Jabeen Akhtar lists the 17 tropes that immigrant fiction need to stop writing about including an arranged marriage, a dead grandmother, a journey to the homeland to discover ‘oneself’ and fabrics “swirled, bellowed and dangled’ at regular intervals. While her piece is funny (and an excellent way to generate controversy which sometimes seems the only way for authors to get any attention in today’s increasingly difficult market for all books ), most writers write what they need to write instead of what an editor might certainly buy in which case we’d all be writing thrillers, mysteries and sci-fi. Akhtar seems to write about terrorism which in itself is becoming another over-done sub-genre and perhaps a cliche crisis in itself. But then what is one to write about: Use the tropes but give a fresh angle. Such as an article on why you must not use the tropes.

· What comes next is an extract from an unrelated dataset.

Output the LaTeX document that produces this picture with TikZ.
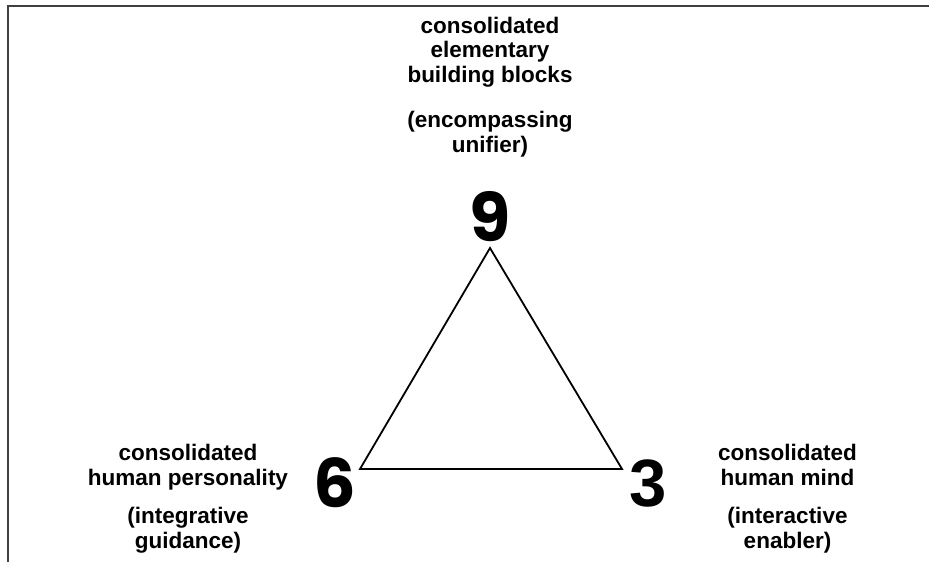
\documentclass[tikz,border=0pt]{standalone}
\usepackage{fontspec}
\setmainfont{Liberation Sans}
\newfontfamily\roundfont{Poppins}
\usetikzlibrary{positioning}

\begin{document}
\begin{tikzpicture}[x=1pt, y=-1pt,
label text/.style = {font=\fontsize{22.5}{24.5}\selectfont\bfseries, align=center, inner sep=0pt, anchor=base},
big digit/.style = {font=\fontsize{67}{67}\selectfont\bfseries, inner sep=0pt, anchor=base},
frame line/.style = {draw=black!75, line width=2.2pt}]
\useasboundingbox (0,0) rectangle (929,562);
\draw[frame line] (8,562) -- (8,6) -- (929,6);

\coordinate (v9) at (490,248);
\coordinate (v6) at (360,469);
\coordinate (v3) at (622,469);
\draw[line width=1.8pt, line join=miter] (v9) -- (v6) -- (v3) -- cycle;

\node[big digit] (n9) at (490,241) {\roundfont\bfseries 9};
\node[big digit] (n6) at (334.5,507) {\roundfont\bfseries 6};
\node[big digit] (n3) at (648,506) {3};

\node[label text] (t9) at (490,152) {consolidated\\elementary\\building blocks\\[21pt](encompassing\\unifier)};
\node[label text] (t6) at (188,548) {consolidated\\human personality\\[14pt](integrative\\guidance)};
\node[label text] (t3) at (787.5,548) {consolidated\\human mind\\[14pt](interactive\\enabler)};
\end{tikzpicture}
\end{document}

Binywayna got it. He wrote about what the publishing industry expectations rather than chastise authors for the choices they make. An author herself Akhtar surely knows that most writers take at least a year or two before producing a book and so choose a topic that interests them, Often the topic chooses them.
But do authors really use their ‘brown, otherness’ to get published? Is it fair to say an author stuck Shiva and Lakshmi in a novel, because you know, dem publishers sure do like their Hindu Gods.